Interestingly, the elder had just cast his antlers (and his new ones had just started to grow) and the youngster had just button antlers.
The size difference between the pair was significant, and it was the smaller of the two deer that aggressively approached the other. The approach was probably playful, but bearing in mind how infrequently I have seen this behaviour, it could indicate a possible character trait of the individual deer as he matures.
It must be remembered though, that these are purely my observations and I don’t intend to make any assertions that in any way constitute some kind of ‘rule’, or scientific fact.
*It’s very difficult, if not impossible, to state with certainty, the identity of the father of a particular fawn. But certain ‘local’ factors (such as the number of other males around during the time when the doe was made pregnant) can reduce the chance of making an identification error.
Reasons for deer fighting
Essentially it all comes down to making sure a buck is able to pass on his genes to the next generation. And he does this by staking out the best territory in the area and defending it against all roe antlered intruders.
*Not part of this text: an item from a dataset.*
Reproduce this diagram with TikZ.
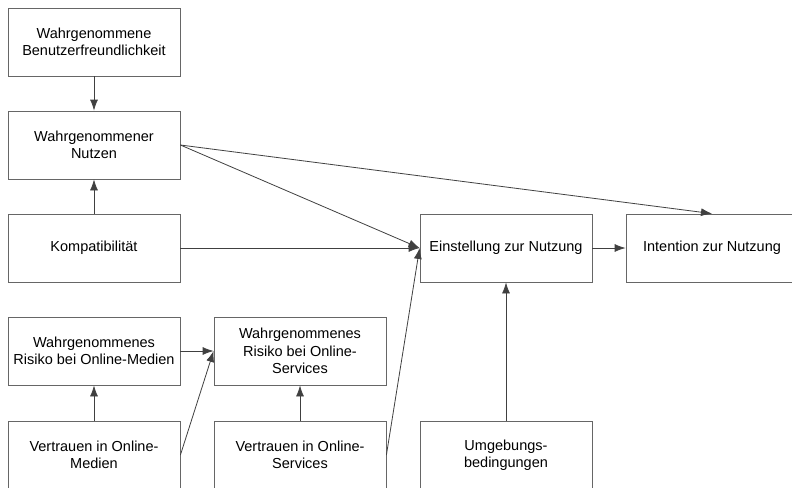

As previously mentioned, the territorial male will scent mark his domain and attempt avert deer-to-deer physical contact by using threatening body language. But if neither roebuck backs down, hostilities will commence.
By expelling competing males, the buck’s aim to make sure he’s in prime position to mate with the in season does that enter his territory, during the rut.
I have not known females fight over the right to mate with a particular male, but instead to tussle to maintain her ‘rights’ over a particular area. They do this to preserve a domain with plentiful food and cover to successfully raise her young.
One particular instance comes to mind
Towards the end of one winter, there were two does of the same age, both raising twin bucks, in respective domains where their home ranges overlapped slightly.
During the winter, with a dearth of rich food sources around, one of the does could frequently be seen aggressively posturing towards the other mother when she intruded into a core area of her territory. Short chases often ensued as the dominant doe forced the intruder off her patch.
In and around the bush-lines of the area I had a number of camera traps set up to record activity in some of the woody areas, frequented by the roe.
And on checking the results one day, I could see that the camera had taken a sequence of shots recording a head-to-head tussle between the two does, just like that is observed between two bucks, when they battle (minus the use of any headgear, of course).
The photos were of poor quality, but nonetheless showed an uncommon fight between two adult does, outside the breeding season.
Most of the time, ‘fight’ is not the right term to use to describe conflict between two female roe deer.
Instead, what I have seen on a number of occasions is an expectant mother doe, aggressively butt a ‘clingy’ daughter in the ribs, or at base of her neck, to break the bond with the yearling**; in order to secure isolation in her fawning area, just before and after the birth of her new fawns.
**Buck fawns break the bond with their mother well before the next fawning season draws near.